Раздался свисток боцмана, и матросы, прятавшиеся от дождя, кинулись к брасам и шкотам.
Рулевой налег на штурвал. Заполоскались паруса. Судно клонилось бортом. При свете фонаря видна стала пена, накатывающаяся на гребнях волн.
Теперь явственно слышался грохот прибоя. Морские волны где-то близко набегали на берег.
Когда судно спустилось на четыре мили, Невельской велел непрерывно бросать лот и на случай опасности держать оба якоря готовыми. Всю ночь не сходил вниз, вслушиваясь и всматриваясь туда, где за тьмой и волнами должны быть таинственные берега. «Байкал» шел ровно и спокойно, словно чувствуя то же напряжение, что и капитан...

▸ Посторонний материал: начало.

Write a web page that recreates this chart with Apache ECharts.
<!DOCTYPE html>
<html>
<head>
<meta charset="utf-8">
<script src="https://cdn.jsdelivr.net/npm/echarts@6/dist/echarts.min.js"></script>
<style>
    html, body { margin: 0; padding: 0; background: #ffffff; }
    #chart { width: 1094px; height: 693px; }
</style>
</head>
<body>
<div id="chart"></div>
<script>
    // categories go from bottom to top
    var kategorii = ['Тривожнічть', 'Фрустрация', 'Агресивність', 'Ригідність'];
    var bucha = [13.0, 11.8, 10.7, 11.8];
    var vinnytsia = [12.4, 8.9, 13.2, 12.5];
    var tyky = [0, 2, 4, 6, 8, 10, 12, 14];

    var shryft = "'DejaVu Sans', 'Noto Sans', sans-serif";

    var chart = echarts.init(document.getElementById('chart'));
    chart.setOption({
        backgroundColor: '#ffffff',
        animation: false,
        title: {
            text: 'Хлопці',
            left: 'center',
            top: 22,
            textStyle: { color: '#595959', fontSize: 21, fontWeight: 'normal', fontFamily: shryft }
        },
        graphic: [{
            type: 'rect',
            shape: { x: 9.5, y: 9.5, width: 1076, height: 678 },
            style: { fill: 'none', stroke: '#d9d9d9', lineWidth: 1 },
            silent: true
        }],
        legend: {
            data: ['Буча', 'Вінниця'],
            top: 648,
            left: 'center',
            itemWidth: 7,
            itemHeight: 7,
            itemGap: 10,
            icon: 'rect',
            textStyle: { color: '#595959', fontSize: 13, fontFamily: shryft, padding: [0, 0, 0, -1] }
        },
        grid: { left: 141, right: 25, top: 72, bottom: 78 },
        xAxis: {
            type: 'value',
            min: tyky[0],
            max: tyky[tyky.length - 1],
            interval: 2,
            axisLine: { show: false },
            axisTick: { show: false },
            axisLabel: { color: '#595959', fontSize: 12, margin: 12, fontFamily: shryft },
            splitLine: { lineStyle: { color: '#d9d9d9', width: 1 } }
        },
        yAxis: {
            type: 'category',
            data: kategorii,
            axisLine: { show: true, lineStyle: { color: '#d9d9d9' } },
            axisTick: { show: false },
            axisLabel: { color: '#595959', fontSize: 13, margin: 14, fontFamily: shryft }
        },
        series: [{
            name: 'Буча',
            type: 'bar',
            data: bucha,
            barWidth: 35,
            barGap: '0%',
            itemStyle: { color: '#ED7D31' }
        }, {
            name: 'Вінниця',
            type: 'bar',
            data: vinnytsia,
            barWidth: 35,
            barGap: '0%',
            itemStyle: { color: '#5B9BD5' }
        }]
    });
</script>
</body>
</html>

С рассветом на горизонте из моря выступил голубой горный хребет. Разлоги между его вершинами окутал густой туман.
— Сахалин, Геннадий Иванович! — торжественно сказал вахтенный офицер, мичман Гейсмар.
Все офицеры были наверху и в торжественном молчании наблюдали приближение новой земли. Она казалась чистой и прозрачной, словно омытой океанскими водами.
Ветер дул навстречу «Байкалу» прямо с запада, ровный и умеренный. На море рябила слабая зыбь, похожая на рыбью чешую.
— Шестнадцать сажен! — клонясь над волной, кричал матрос, привязанный к вантам. — Вперед идет!
В круг подзорной трубы Невельской видел, как с вершин хребта сносило туман. Внизу, ближе к бригу, белели песчаные кошки[173], образующие низменный берег. За кошками виднелась вода. Похоже было, что там озеро или река, простершаяся до подножия сахалинских гор.
— Согласно карте Крузенштерна, до этих кошек остается около двадцати миль, — сказал Халезов, — а получается не больше пяти.
— Может быть, наши хронометры неверны? — спросил Невельской.
Ветер стихал. За кормой взошло громадное солнце. Бескрайные площади вод заполыхали слепящим белым пламенем, корабль шел среди пылающего океана. Он двигался все медленнее. Паруса ослабевали и начинали располаскивать.